• DIRECTIONS FOR THIS TASK
Retype only what runs from the first line of the listing to the line holding "ax = fig.add_axes([0.098, 0.122, 0.894, 0.859])", both included. Do not retype the pictures.

___ DATA EXCERPT ___

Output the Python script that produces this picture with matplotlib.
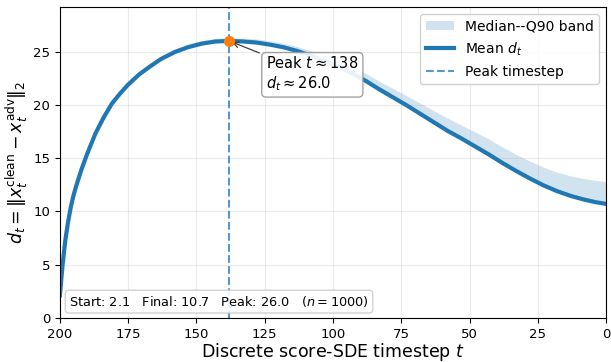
import numpy as np
import matplotlib
matplotlib.use("Agg")
import matplotlib.pyplot as plt

# timesteps and curve values
t = [200, 199, 198, 197, 196, 195, 194, 192, 190, 187, 184, 181, 178, 175, 171,
     167, 163, 158, 153, 148, 143, 138, 133, 128, 123, 118, 113, 108, 103, 98,
     93, 88, 83, 78, 73, 68, 63, 58, 53, 48, 43, 38, 33, 28, 23, 18, 13, 8, 4, 0]
mean_d = [2.1, 5.0, 7.3, 9.0, 10.4, 11.5, 12.4, 14.0, 15.4, 17.3, 18.8, 20.1, 21.05,
          21.9, 22.85, 23.6, 24.3, 24.95, 25.42, 25.75, 25.95, 26.0, 25.95, 25.85,
          25.65, 25.4, 25.05, 24.6, 24.1, 23.6, 22.95, 22.25, 21.45, 20.7, 19.95,
          19.15, 18.35, 17.55, 16.85, 16.1, 15.35, 14.55, 13.8, 13.1, 12.45, 11.9,
          11.45, 11.1, 10.87, 10.7]
median_d = [2.05, 4.95, 7.25, 8.95, 10.35, 11.45, 12.35, 13.95, 15.35, 17.25, 18.75,
            20.05, 21.0, 21.85, 22.8, 23.55, 24.25, 24.9, 25.37, 25.7, 25.9, 25.95,
            25.9, 25.8, 25.6, 25.35, 25.0, 24.55, 24.05, 23.55, 22.9, 22.2, 21.4,
            20.65, 19.9, 19.1, 18.3, 17.5, 16.8, 16.05, 15.3, 14.5, 13.75, 13.05,
            12.4, 11.85, 11.4, 11.05, 10.82, 10.65]
q90_d = [2.2, 5.12, 7.45, 9.15, 10.57, 11.68, 12.6, 14.2, 15.6, 17.52, 19.02, 20.34,
         21.3, 22.15, 23.1, 23.87, 24.57, 25.23, 25.72, 26.05, 26.25, 26.3, 26.27,
         26.19, 26.01, 25.78, 25.47, 25.06, 24.62, 24.18, 23.59, 22.95, 22.21, 21.53,
         20.85, 20.15, 19.45, 18.75, 18.1, 17.45, 16.8, 16.05, 15.35, 14.72, 14.15,
         13.68, 13.33, 13.07, 12.91, 12.8]

peak_t = 138
peak_d = 26.0
start_d = 2.1
final_d = 10.7
n_samples = 1000

fig = plt.figure(figsize=(6.11, 3.62), dpi=100)
ax = fig.add_axes([0.098, 0.122, 0.894, 0.859])

ax.fill_between(t, median_d, q90_d, color="#1f77b4", alpha=0.2, lw=0,
                label="Median--Q90 band")
ax.plot(t, mean_d, color="#1f77b4", lw=3, label="Mean $d_t$")
ax.axvline(peak_t, color="#1f77b4", ls="--", lw=1.5, alpha=0.75,
           label="Peak timestep")
ax.plot([peak_t], [peak_d], "o", color="#ff7f0e", ms=7, zorder=5)

ax.annotate(f"Peak $t \\approx {peak_t}$\n$d_t \\approx {peak_d:.1f}$",
            xy=(peak_t, peak_d), xytext=(124.5, 22.9), ha="left", va="center",
            fontsize=10.5,
            bbox=dict(boxstyle="round,pad=0.3", fc="white", ec="0.6", alpha=0.9),
            arrowprops=dict(arrowstyle="->", color="0.25", lw=0.9))

ax.text(0.017, 0.028,
        f"Start: {start_d:.1f}   Final: {final_d:.1f}   Peak: {peak_d:.1f}   ($n={n_samples}$)",
        transform=ax.transAxes, fontsize=9.3, ha="left", va="bottom",
        bbox=dict(boxstyle="round,pad=0.3", fc="white", ec="0.8", alpha=0.9))

ax.set_xlim(200, 0)
ax.set_ylim(0, 29.2)
ax.set_xticks([200, 175, 150, 125, 100, 75, 50, 25, 0])
ax.set_yticks([0, 5, 10, 15, 20, 25])
ax.tick_params(labelsize=9.5)
ax.grid(True, alpha=0.25)
ax.set_xlabel("Discrete score-SDE timestep $t$", fontsize=12.5, labelpad=0)
ax.set_ylabel(r"$d_t = \|x_t^{\rm clean} - x_t^{\rm adv}\|_2$", fontsize=12.5,
              labelpad=2)
ax.legend(loc="upper right", fontsize=10, framealpha=0.9)

fig.savefig("out.png", dpi=100)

___

• WRITTEN RESPONSE
Output the Python script that produces this picture with matplotlib.
import numpy as np
import matplotlib
matplotlib.use("Agg")
import matplotlib.pyplot as plt

# timesteps and curve values
t = [200, 199, 198, 197, 196, 195, 194, 192, 190, 187, 184, 181, 178, 175, 171,
     167, 163, 158, 153, 148, 143, 138, 133, 128, 123, 118, 113, 108, 103, 98,
     93, 88, 83, 78, 73, 68, 63, 58, 53, 48, 43, 38, 33, 28, 23, 18, 13, 8, 4, 0]
mean_d = [2.1, 5.0, 7.3, 9.0, 10.4, 11.5, 12.4, 14.0, 15.4, 17.3, 18.8, 20.1, 21.05,
          21.9, 22.85, 23.6, 24.3, 24.95, 25.42, 25.75, 25.95, 26.0, 25.95, 25.85,
          25.65, 25.4, 25.05, 24.6, 24.1, 23.6, 22.95, 22.25, 21.45, 20.7, 19.95,
          19.15, 18.35, 17.55, 16.85, 16.1, 15.35, 14.55, 13.8, 13.1, 12.45, 11.9,
          11.45, 11.1, 10.87, 10.7]
median_d = [2.05, 4.95, 7.25, 8.95, 10.35, 11.45, 12.35, 13.95, 15.35, 17.25, 18.75,
            20.05, 21.0, 21.85, 22.8, 23.55, 24.25, 24.9, 25.37, 25.7, 25.9, 25.95,
            25.9, 25.8, 25.6, 25.35, 25.0, 24.55, 24.05, 23.55, 22.9, 22.2, 21.4,
            20.65, 19.9, 19.1, 18.3, 17.5, 16.8, 16.05, 15.3, 14.5, 13.75, 13.05,
            12.4, 11.85, 11.4, 11.05, 10.82, 10.65]
q90_d = [2.2, 5.12, 7.45, 9.15, 10.57, 11.68, 12.6, 14.2, 15.6, 17.52, 19.02, 20.34,
         21.3, 22.15, 23.1, 23.87, 24.57, 25.23, 25.72, 26.05, 26.25, 26.3, 26.27,
         26.19, 26.01, 25.78, 25.47, 25.06, 24.62, 24.18, 23.59, 22.95, 22.21, 21.53,
         20.85, 20.15, 19.45, 18.75, 18.1, 17.45, 16.8, 16.05, 15.35, 14.72, 14.15,
         13.68, 13.33, 13.07, 12.91, 12.8]

peak_t = 138
peak_d = 26.0
start_d = 2.1
final_d = 10.7
n_samples = 1000

fig = plt.figure(figsize=(6.11, 3.62), dpi=100)
ax = fig.add_axes([0.098, 0.122, 0.894, 0.859])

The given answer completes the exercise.